Bilim dünyası, yapay zekanın (YZ) yetenekleriyle yeni bir çağa giriyor. Max Planck Işık Bilimi Enstitüsü'nde geliştirilen Urania adlı bir YZ algoritması, yerçekimi dalgalarını tespit etmek için 50 farklı dedektör konfigürasyonu tasarladı. Bu, teknolojideki büyük bir sıçramayı temsil ediyor ve evreni gözlemleme biçimimizi kökten değiştirecek.
Bu teknolojik atılım, mevcut gözlemevlerinin, özellikle de LIGO ve Virgo'nun hassasiyetini önemli ölçüde artıracak. Genişletilmiş frekans aralığı, evrenin gözlemlenebilir hacmini bir şehre bakmak gibi dramatik bir şekilde genişletecek. Bu sayede, daha önce gözden kaçan olaylar ve kozmik fenomenler artık daha detaylı incelenebilecek.
Urania'nın tasarımları, süpernova patlamaları ve nötron yıldızı birleşmeleri gibi olayların tespitinde devrim yaratacak. Örneğin, yeni dedektörler, LIGO'nun mevcut yükseltmesine kıyasla süpernova tespitini 1.6 kat artırabilir, bu da tespit edilebilir olay sayısını potansiyel olarak dört katına çıkarabilir.

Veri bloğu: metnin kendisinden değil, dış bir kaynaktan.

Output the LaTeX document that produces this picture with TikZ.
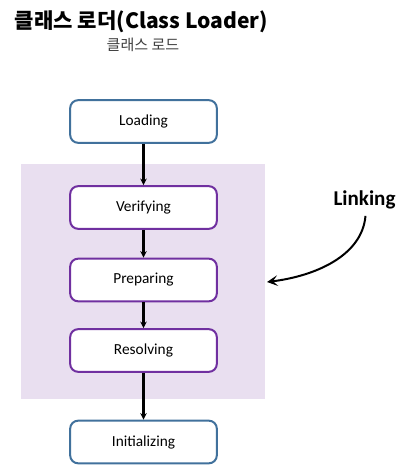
\documentclass[tikz,border=0pt]{standalone}
\usepackage{fontspec}
\setmainfont{Carlito}
\newfontfamily\krfont{Noto Sans CJK KR}
\usetikzlibrary{arrows.meta}
\definecolor{bcol}{HTML}{41719C}
\definecolor{pcol}{HTML}{7030A0}
\definecolor{lcol}{HTML}{E9DFF0}
\definecolor{scol}{HTML}{404040}
\tikzset{
  stage/.style={draw, line width=1.5pt, rounded corners=6pt, fill=white,
    minimum width=110pt, minimum height=32pt, font=\fontsize{11.5}{13}\selectfont},
  outer/.style={stage, draw=bcol},
  inner/.style={stage, draw=pcol},
  flow/.style={->, line width=1.7pt}
}

\begin{document}
\begin{tikzpicture}[x=0.75pt, y=-0.75pt, >={Stealth[length=5pt, width=5pt]}]
\useasboundingbox (0,0) rectangle (400,476);
\fill[lcol] (21,164) rectangle (265,398.5);
\node[font=\krfont\bfseries\fontsize{15.8}{18}\selectfont] (title) at (141.5,22) {클래스 로더(Class Loader)};
\node[font=\krfont\fontsize{11.3}{13}\selectfont, scol] (subtitle) at (143,45) {클래스 로드};
\node[outer] (loading) at (143.5,121.5) {Loading};
\node[inner] (verifying) at (143.5,207.5) {Verifying};
\node[inner] (preparing) at (143.5,280) {Preparing};
\node[inner] (resolving) at (143.5,350.5) {Resolving};
\node[outer] (initializing) at (143.5,442) {Initializing};
\draw[flow] (loading) -- (verifying);
\draw[flow] (verifying) -- (preparing);
\draw[flow] (preparing) -- (resolving);
\draw[flow] (resolving) -- (initializing);
\node[font=\bfseries\fontsize{15.8}{18}\selectfont] (linking) at (364.5,200) {Linking};
\coordinate (linkend) at (267,282);
\draw[->, line width=1.5pt, >={Stealth[length=8pt, width=8pt, inset=3.5pt]}]
  (linking.south) ++(1,2) .. controls (362,256) and (315,276) .. (linkend);
\end{tikzpicture}
\end{document}
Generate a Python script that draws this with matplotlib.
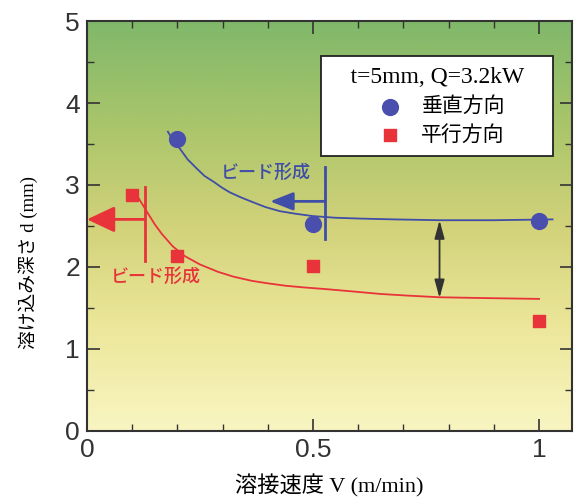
import numpy as np
import matplotlib.pyplot as plt
from matplotlib.colors import LinearSegmentedColormap

plt.rcParams['font.family'] = ['Liberation Sans', 'Noto Sans CJK JP', 'DejaVu Sans']

# measured points
v_perp = [0.2, 0.5, 1.0]
d_perp = [3.56, 2.52, 2.56]
v_para = [0.1, 0.2, 0.5, 1.0]
d_para = [2.88, 2.13, 2.01, 1.34]

# trend curves
curve_perp_v = [0.179, 0.19, 0.206, 0.223, 0.243, 0.26, 0.28, 0.298, 0.316, 0.34,
                0.367, 0.395, 0.427, 0.46, 0.5, 0.55, 0.604, 0.68, 0.78, 0.9, 1.03]
curve_perp_d = [3.65, 3.55, 3.44, 3.31, 3.20, 3.11, 3.04, 2.97, 2.91, 2.85,
                2.79, 2.73, 2.68, 2.65, 2.62, 2.60, 2.59, 2.58, 2.57, 2.57, 2.58]
curve_para_v = [0.113, 0.123, 0.133, 0.15, 0.166, 0.19, 0.217, 0.25, 0.29, 0.325,
                0.365, 0.4, 0.44, 0.48, 0.527, 0.59, 0.65, 0.71, 0.78, 0.88, 1.0]
curve_para_d = [2.85, 2.76, 2.67, 2.52, 2.40, 2.25, 2.13, 2.03, 1.94, 1.88,
                1.83, 1.80, 1.77, 1.75, 1.73, 1.70, 1.67, 1.65, 1.63, 1.62, 1.61]

blue = '#3f4ea6'
red = '#e8333a'

fig = plt.figure(figsize=(5.76, 5.01), dpi=100)
ax = fig.add_axes([0.151, 0.140, 0.842, 0.818])

# green -> yellow background
cmap = LinearSegmentedColormap.from_list('bg', ['#f9f5c2', '#ece79a', '#d2d27a', '#a9c56a', '#80b86a'])
grad = np.linspace(0, 1, 256).reshape(-1, 1)
ax.imshow(grad, cmap=cmap, origin='lower', aspect='auto',
          extent=[0, 1.073, 0, 5], zorder=0)

ax.plot(curve_perp_v, curve_perp_d, color=blue, lw=1.3, zorder=2)
ax.plot(curve_para_v, curve_para_d, color=red, lw=1.3, zorder=2)
ax.scatter(v_perp, d_perp, s=130, color='#4a4fae', zorder=3, label='垂直方向')
ax.scatter(v_para, d_para, s=85, marker='s', color=red, zorder=3, label='平行方向')

# bead formation markers
ax.plot([0.527, 0.527], [2.34, 3.22], color=blue, lw=2, zorder=2)
ax.annotate('', xy=(0.405, 2.80), xytext=(0.527, 2.80),
            arrowprops=dict(arrowstyle='-|>,head_length=1.4,head_width=0.55',
                            color=blue, lw=2, shrinkA=0, shrinkB=0))
ax.text(0.395, 3.15, 'ビード形成', color=blue, fontsize=13, ha='center', va='center',
        family='Noto Sans CJK JP', weight='medium')

ax.plot([0.128, 0.128], [2.07, 2.98], color=red, lw=2, zorder=2)
ax.annotate('', xy=(0.0, 2.58), xytext=(0.128, 2.58),
            arrowprops=dict(arrowstyle='-|>,head_length=1.7,head_width=0.8',
                            color=red, lw=2, shrinkA=0, shrinkB=0),
            annotation_clip=False)
ax.text(0.152, 1.88, 'ビード形成', color=red, fontsize=13, ha='center', va='center',
        family='Noto Sans CJK JP', weight='medium')

# difference arrow
ax.annotate('', xy=(0.78, 2.57), xytext=(0.78, 1.62),
            arrowprops=dict(arrowstyle='<|-|>,head_length=1.1,head_width=0.3',
                            color='#333333', lw=1.3, shrinkA=0, shrinkB=0))

ax.set_xlim(0, 1.073)
ax.set_ylim(0, 5)
ax.set_xticks([0, 0.5, 1])
ax.set_xticklabels(['0', '0.5', '1'])
ax.set_xticks(np.arange(0.1, 1.05, 0.1), minor=True)
ax.set_yticks([0, 1, 2, 3, 4, 5])
ax.set_yticks(np.arange(0.5, 5, 1.0), minor=True)
ax.tick_params(which='both', direction='in', top=True, right=True,
               labelsize=19, colors='#333333', pad=5)
ax.tick_params(which='major', length=9, width=1.2)
ax.tick_params(which='minor', length=5, width=1.0)
for s in ax.spines.values():
    s.set_color('#333333')
    s.set_linewidth(1.5)

ax.set_xlabel('溶接速度 V (m/min)', fontsize=16,
              family=['Liberation Serif', 'Noto Sans CJK JP'])
ax.xaxis.set_label_coords(0.50, -0.105)
ax.set_ylabel('溶け込み深さ d (mm)', fontsize=13.5,
              family=['Liberation Serif', 'Noto Sans CJK JP'])
ax.yaxis.set_label_coords(-0.10, 0.41)

leg = ax.legend(loc='upper right', bbox_to_anchor=(0.982, 0.941),
                title='   t=5mm, Q=3.2kW   ', fancybox=False, framealpha=1,
                edgecolor='#222222', fontsize=15, handletextpad=0.5,
                borderpad=0.55, labelspacing=0.4, markerscale=1.0,
                alignment='center')
leg.get_title().set_fontfamily('Liberation Serif')
leg.get_title().set_fontsize(17)
leg.get_frame().set_linewidth(1.3)

fig.savefig('out.png', dpi=100)
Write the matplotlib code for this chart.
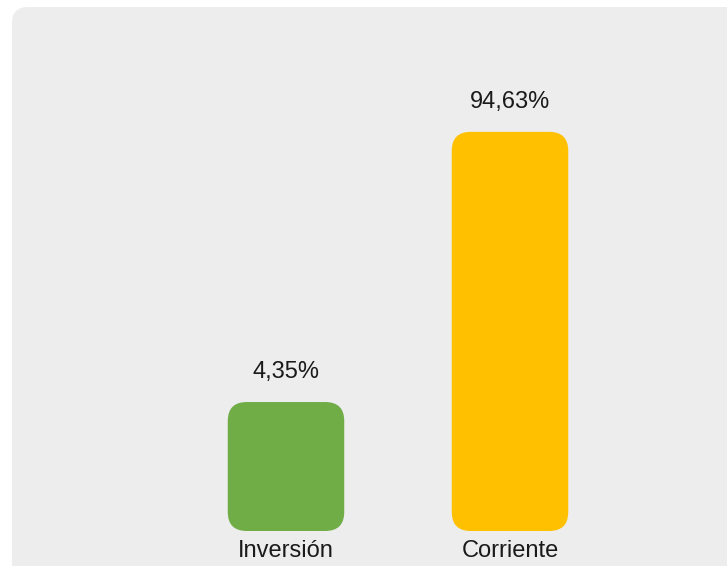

Ayrıca, teleskopların elektromanyetik emisyonları gözlemlemesi için erken uyarı sağlayarak, nötron yıldızlarının içindeki ultra yoğun madde hakkında zengin bilimsel veriler sunacak.
Bu gelişmeler, YZ'nin karmaşık bilimsel alanlarda insan yeteneklerini aşma potansiyelini ortaya koyuyor. Dr. Mario Krenn'in de belirttiği gibi, makineler artık "süper-insan çözümleri" keşfedebiliyor ve bu da insanları bu yenilikleri anlamaya zorluyor. Bu, gelecekteki bilimsel araçların geliştirilmesinde ve evrenin gizemlerinin çözülmesinde kritik bir rol oynayacak.
Türkiye'deki bilim insanları ve teknoloji meraklıları için bu gelişme, YZ'nin bilimsel araştırmalardaki rolünü ve potansiyelini daha yakından inceleme fırsatı sunuyor. Bu tür yenilikler, Türkiye'nin de bilim ve teknoloji alanındaki çalışmalarına ilham kaynağı olabilir.